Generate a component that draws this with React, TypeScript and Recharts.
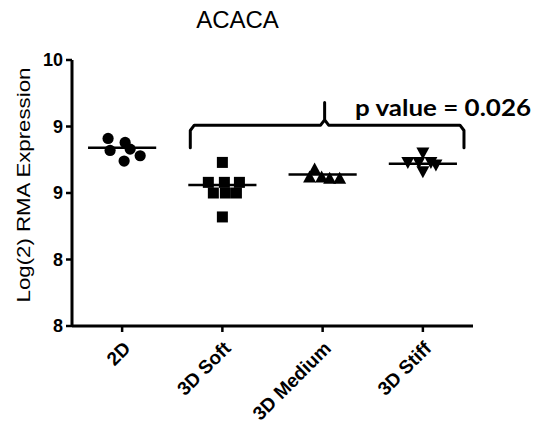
import { ScatterChart, Scatter, XAxis, YAxis, ReferenceLine } from "recharts";

const categories = ["2D", "3D Soft", "3D Medium", "3D Stiff"];
const yTicks = [8, 8.5, 9, 9.5, 10];
const yTickLabels = ["8", "8", "9", "9", "10"];

// per-sample horizontal jitter (category units) and log2 expression
const jitter2D = [-0.14, 0.03, -0.12, 0.08, 0.02, 0.18];
const values2D = [9.41, 9.38, 9.32, 9.33, 9.24, 9.28];
const jitterSoft = [0.0, -0.14, 0.02, 0.17, -0.09, 0.03, 0.14, 0.0];
const valuesSoft = [9.23, 9.08, 9.08, 9.08, 9.0, 9.0, 9.0, 8.82];
const jitterMedium = [-0.08, -0.13, 0.07, 0.17, -0.01];
const valuesMedium = [9.18, 9.12, 9.11, 9.11, 9.12];
const jitterStiff = [0.0, -0.15, -0.04, 0.08, 0.13, 0.0];
const valuesStiff = [9.3, 9.23, 9.23, 9.23, 9.21, 9.16];
const means = [9.34, 9.06, 9.14, 9.22];

// significance bracket over the 3D groups
const bracketX = [0.68, 0.68, 0.72, 1.98, 2.02, 2.02, 2.02, 2.06, 3.37, 3.41, 3.41];
const bracketY = [9.34, 9.47, 9.51, 9.51, 9.55, 9.68, 9.55, 9.51, 9.51, 9.47, 9.34];
const pLabel = "p value = 0.026";

const toPoints = (cat: number, jit: number[], vals: number[]) =>
  vals.map((v, i) => ({ x: cat + jit[i], y: v }));

const bracket = bracketX.map((x, i) => ({ x, y: bracketY[i] }));

const Dot = (p: any) => <circle cx={p.cx} cy={p.cy} r={5.6} fill="#000" />;
const Sq = (p: any) => <rect x={p.cx - 5.5} y={p.cy - 5.5} width={11} height={11} fill="#000" />;
const Tri = (p: any) => (
  <polygon points={`${p.cx},${p.cy - 6.5} ${p.cx - 6.5},${p.cy + 5.5} ${p.cx + 6.5},${p.cy + 5.5}`} fill="#000" />
);
const TriDown = (p: any) => (
  <polygon points={`${p.cx},${p.cy + 6.5} ${p.cx - 6.5},${p.cy - 5.5} ${p.cx + 6.5},${p.cy - 5.5}`} fill="#000" />
);
const Nothing = () => <g />;

const XTick = ({ x, y, payload }: any) => {
  const ax = x + 5;
  const ay = y + 11;
  return (
    <text
      x={ax}
      y={ay}
      transform={`rotate(-45 ${ax} ${ay})`}
      textAnchor="end"
      dominantBaseline="central"
      fontFamily="Liberation Sans, Arial, sans-serif"
      fontWeight="bold"
      fontSize={19}
      fill="#000"
    >
      {categories[payload.value]}
    </text>
  );
};

export default function App() {
  const font = "Liberation Sans, Arial, sans-serif";
  return (
    <div style={{ position: "absolute", left: 0, top: 0, width: 537, height: 432, background: "#fff" }}>
      <ScatterChart width={537} height={432} margin={{ top: 60, right: 64, bottom: 46, left: 22 }}>
        <XAxis
          type="number"
          dataKey="x"
          domain={[-0.5, 3.5]}
          ticks={[0, 1, 2, 3]}
          height={60}
          tick={<XTick />}
          tickSize={6}
          axisLine={{ stroke: "#000", strokeWidth: 3 }}
          tickLine={{ stroke: "#000", strokeWidth: 2.5 }}
          allowDataOverflow
        />
        <YAxis
          type="number"
          dataKey="y"
          domain={[8, 10]}
          ticks={yTicks}
          width={50}
          tickSize={6}
          tickMargin={3}
          tickFormatter={(v: number) => yTickLabels[yTicks.indexOf(v)]}
          tick={{ fill: "#000", fontSize: 18, fontWeight: "bold", fontFamily: font }}
          axisLine={{ stroke: "#000", strokeWidth: 3 }}
          tickLine={{ stroke: "#000", strokeWidth: 2.5 }}
          allowDataOverflow
        />
        {means.map((m, i) => (
          <ReferenceLine
            key={i}
            segment={[{ x: i - 0.34, y: m }, { x: i + 0.34, y: m }]}
            stroke="#000"
            strokeWidth={2.5}
            ifOverflow="visible"
          />
        ))}
        <Scatter data={toPoints(0, jitter2D, values2D)} shape={Dot} isAnimationActive={false} />
        <Scatter data={toPoints(1, jitterSoft, valuesSoft)} shape={Sq} isAnimationActive={false} />
        <Scatter data={toPoints(2, jitterMedium, valuesMedium)} shape={Tri} isAnimationActive={false} />
        <Scatter data={toPoints(3, jitterStiff, valuesStiff)} shape={TriDown} isAnimationActive={false} />
        <Scatter
          data={bracket}
          shape={Nothing}
          line={{ stroke: "#000", strokeWidth: 3, strokeLinejoin: "round", strokeLinecap: "round", fill: "none" }}
          isAnimationActive={false}
        />
      </ScatterChart>
      <div
        style={{
          position: "absolute", left: 0, top: 7, width: 475, textAlign: "center",
          fontFamily: font, fontSize: 24, lineHeight: "26px", color: "#000",
        }}
      >
        ACACA
      </div>
      <div
        style={{
          position: "absolute", left: -126, top: 173, width: 300, height: 24, textAlign: "center",
          fontFamily: font, fontSize: 19, lineHeight: "24px", color: "#000",
          transform: "rotate(-90deg) scaleX(1.17)",
        }}
      >
        Log(2) RMA Expression
      </div>
      <div
        style={{
          position: "absolute", left: 355, top: 95, whiteSpace: "nowrap",
          fontFamily: "Lato, sans-serif", fontWeight: "bold", fontSize: 22, lineHeight: "26px", color: "#000",
          transform: "scaleX(1.18)", transformOrigin: "left center",
        }}
      >
        {pLabel}
      </div>
    </div>
  );
}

Problem description
Please extract exactly the lines of the data, from the first through the line containing "const bracket = bracketX.map((x, i)", and add no pictures to the copy.

Written solution
Generate a component that draws this with React, TypeScript and Recharts.
import { ScatterChart, Scatter, XAxis, YAxis, ReferenceLine } from "recharts";

const categories = ["2D", "3D Soft", "3D Medium", "3D Stiff"];
const yTicks = [8, 8.5, 9, 9.5, 10];
const yTickLabels = ["8", "8", "9", "9", "10"];

// per-sample horizontal jitter (category units) and log2 expression
const jitter2D = [-0.14, 0.03, -0.12, 0.08, 0.02, 0.18];
const values2D = [9.41, 9.38, 9.32, 9.33, 9.24, 9.28];
const jitterSoft = [0.0, -0.14, 0.02, 0.17, -0.09, 0.03, 0.14, 0.0];
const valuesSoft = [9.23, 9.08, 9.08, 9.08, 9.0, 9.0, 9.0, 8.82];
const jitterMedium = [-0.08, -0.13, 0.07, 0.17, -0.01];
const valuesMedium = [9.18, 9.12, 9.11, 9.11, 9.12];
const jitterStiff = [0.0, -0.15, -0.04, 0.08, 0.13, 0.0];
const valuesStiff = [9.3, 9.23, 9.23, 9.23, 9.21, 9.16];
const means = [9.34, 9.06, 9.14, 9.22];

// significance bracket over the 3D groups
const bracketX = [0.68, 0.68, 0.72, 1.98, 2.02, 2.02, 2.02, 2.06, 3.37, 3.41, 3.41];
const bracketY = [9.34, 9.47, 9.51, 9.51, 9.55, 9.68, 9.55, 9.51, 9.51, 9.47, 9.34];
const pLabel = "p value = 0.026";

const toPoints = (cat: number, jit: number[], vals: number[]) =>
  vals.map((v, i) => ({ x: cat + jit[i], y: v }));

const bracket = bracketX.map((x, i) => ({ x, y: bracketY[i] }));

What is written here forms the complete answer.